What needs to be done:
Transcribe every line from the top down to the line with "volume_ticks = [0.0, 0.1, 0.2, 0.3, 0.4, 0.5, 0.6]", both ends included, but not the pictures.

# start of Material

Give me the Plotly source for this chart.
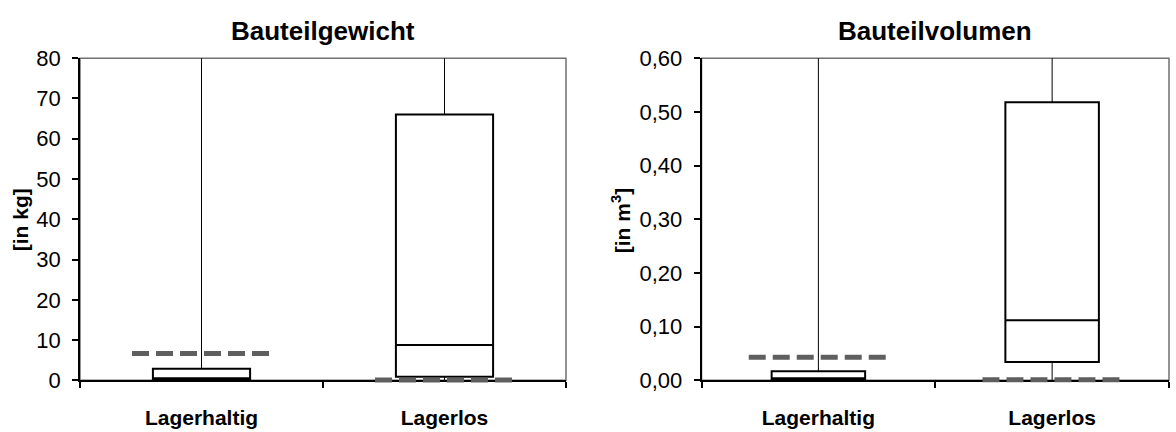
import plotly.graph_objects as go

# Categories and box statistics
categories = ["Lagerhaltig", "Lagerlos"]

# Bauteilgewicht [kg]
weight_min = [0.0, 0.0]
weight_q1 = [0.3, 0.9]
weight_median = [0.5, 8.8]
weight_q3 = [2.9, 66.0]
weight_max = [95.0, 95.0]
weight_ref = [6.7, 0.1]

# Bauteilvolumen [m³]
volume_min = [0.0, 0.0]
volume_q1 = [0.002, 0.034]
volume_median = [0.004, 0.112]
volume_q3 = [0.017, 0.518]
volume_max = [0.7, 0.7]
volume_ref = [0.043, 0.001]

weight_ticks = [0, 10, 20, 30, 40, 50, 60, 70, 80]
volume_ticks = [0.0, 0.1, 0.2, 0.3, 0.4, 0.5, 0.6]

FONT = "Liberation Sans, Arial, sans-serif"
REF_COLOR = "#5f5f5f"
FRAME_COLOR = "#707070"
W, H = 1176, 432

# plot-area geometry in pixels
PLOT_TOP, PLOT_BOTTOM = 49, 391
ydom = [1 - PLOT_BOTTOM / H, 1 - PLOT_TOP / H]
xdom1 = [80 / W, 566 / W]
xdom2 = [701.5 / W, 1169 / W]
PAD_PX = 6  # lets the dashed levels sit on the x-axis without being clipped

fig = go.Figure()


def add_panel(xa, ya, ya_ref, q1, med, q3, lo, hi, ref, ref_half):
    xs = list(range(len(categories)))
    # whiskers (thin)
    wx, wy = [], []
    for i in xs:
        wx += [i, i, None, i, i, None]
        wy += [q3[i], hi[i], None, lo[i], q1[i], None]
    fig.add_trace(go.Scatter(
        x=wx, y=wy, mode="lines", xaxis=xa, yaxis=ya,
        line=dict(color="black", width=1), showlegend=False, hoverinfo="skip"))
    # boxes
    fig.add_trace(go.Box(
        x=xs, q1=q1, median=med, q3=q3, lowerfence=q1, upperfence=q3,
        width=0.4, whiskerwidth=0, boxpoints=False,
        fillcolor="white", line=dict(color="black", width=2),
        xaxis=xa, yaxis=ya, showlegend=False, hoverinfo="skip"))
    # dashed reference levels
    rx, ry = [], []
    for i in xs:
        rx += [i - ref_half, i + ref_half, None]
        ry += [ref[i], ref[i], None]
    fig.add_trace(go.Scatter(
        x=rx, y=ry, mode="lines", xaxis=xa, yaxis=ya_ref,
        line=dict(color=REF_COLOR, width=5, dash="17px,7px"),
        showlegend=False, hoverinfo="skip"))


add_panel("x", "y", "y3", weight_q1, weight_median, weight_q3,
          weight_min, weight_max, weight_ref, 0.286)
add_panel("x2", "y2", "y4", volume_q1, volume_median, volume_q3,
          volume_min, volume_max, volume_ref, 0.298)

xcommon = dict(
    range=[-0.5, 1.5], tickvals=[0, 1], ticktext=categories, ticks="",
    minor=dict(tickvals=[-0.5, 0.5, 1.5], ticks="outside", ticklen=6,
               tickcolor="black", tickwidth=1.5),
    showline=True, linecolor="black", linewidth=1.5, showgrid=False,
    zeroline=False, ticklabelstandoff=18,
    tickfont=dict(family=FONT, size=21, color="black", weight="bold"),
)
ycommon = dict(
    ticks="outside", ticklen=6, tickcolor="black", tickwidth=1.5,
    showline=True, linecolor="black", linewidth=1.5, showgrid=False,
    zeroline=False, ticklabelstandoff=7,
    tickfont=dict(family=FONT, size=22, color="black"),
)
plot_h = PLOT_BOTTOM - PLOT_TOP
ref_dom = [ydom[0] - PAD_PX / H, ydom[1]]


def ref_axis(anchor, top):
    return dict(domain=ref_dom, anchor=anchor, visible=False,
                range=[-PAD_PX * top / plot_h, top], showgrid=False,
                zeroline=False)


fig.update_layout(
    width=W, height=H,
    margin=dict(l=0, r=0, t=0, b=0),
    paper_bgcolor="white", plot_bgcolor="rgba(0,0,0,0)",
    separators=",.",
    xaxis=dict(domain=xdom1, anchor="y", **xcommon),
    xaxis2=dict(domain=xdom2, anchor="y2", **xcommon),
    yaxis=dict(domain=ydom, anchor="x", range=[0, 80], tickvals=weight_ticks,
               **ycommon),
    yaxis2=dict(domain=ydom, anchor="x2", range=[0, 0.6],
                tickvals=volume_ticks, tickformat=".2f", **ycommon),
    yaxis3=ref_axis("x", 80),
    yaxis4=ref_axis("x2", 0.6),
)

# gray frame on top and right of each plot area
for xr, yr in [("x domain", "y domain"), ("x2 domain", "y2 domain")]:
    fig.add_shape(type="rect", xref=xr, yref=yr, x0=0, x1=1, y0=0, y1=1,
                  line=dict(color=FRAME_COLOR, width=1.5), layer="below")

title_font = dict(family=FONT, size=26, color="black", weight="bold")
label_font = dict(family=FONT, size=21, color="black", weight="bold")
fig.add_annotation(text="Bauteilgewicht", xref="paper", yref="paper",
                   x=323 / W, y=1 - 20 / H, showarrow=False,
                   xanchor="center", yanchor="middle", font=title_font)
fig.add_annotation(text="Bauteilvolumen", xref="paper", yref="paper",
                   x=935 / W, y=1 - 20 / H, showarrow=False,
                   xanchor="center", yanchor="middle", font=title_font)
fig.add_annotation(text="[in kg]", xref="paper", yref="paper",
                   x=20 / W, y=1 - 221 / H, showarrow=False, textangle=-90,
                   xanchor="center", yanchor="middle", font=label_font)
fig.add_annotation(text="[in m<sup>3</sup>]", xref="paper", yref="paper",
                   x=621 / W, y=1 - 221 / H, showarrow=False, textangle=-90,
                   xanchor="center", yanchor="middle", font=label_font)

fig.write_html("out.html")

# end of Material

Expected answer:
Give me the Plotly source for this chart.
import plotly.graph_objects as go

# Categories and box statistics
categories = ["Lagerhaltig", "Lagerlos"]

# Bauteilgewicht [kg]
weight_min = [0.0, 0.0]
weight_q1 = [0.3, 0.9]
weight_median = [0.5, 8.8]
weight_q3 = [2.9, 66.0]
weight_max = [95.0, 95.0]
weight_ref = [6.7, 0.1]

# Bauteilvolumen [m³]
volume_min = [0.0, 0.0]
volume_q1 = [0.002, 0.034]
volume_median = [0.004, 0.112]
volume_q3 = [0.017, 0.518]
volume_max = [0.7, 0.7]
volume_ref = [0.043, 0.001]

weight_ticks = [0, 10, 20, 30, 40, 50, 60, 70, 80]
volume_ticks = [0.0, 0.1, 0.2, 0.3, 0.4, 0.5, 0.6]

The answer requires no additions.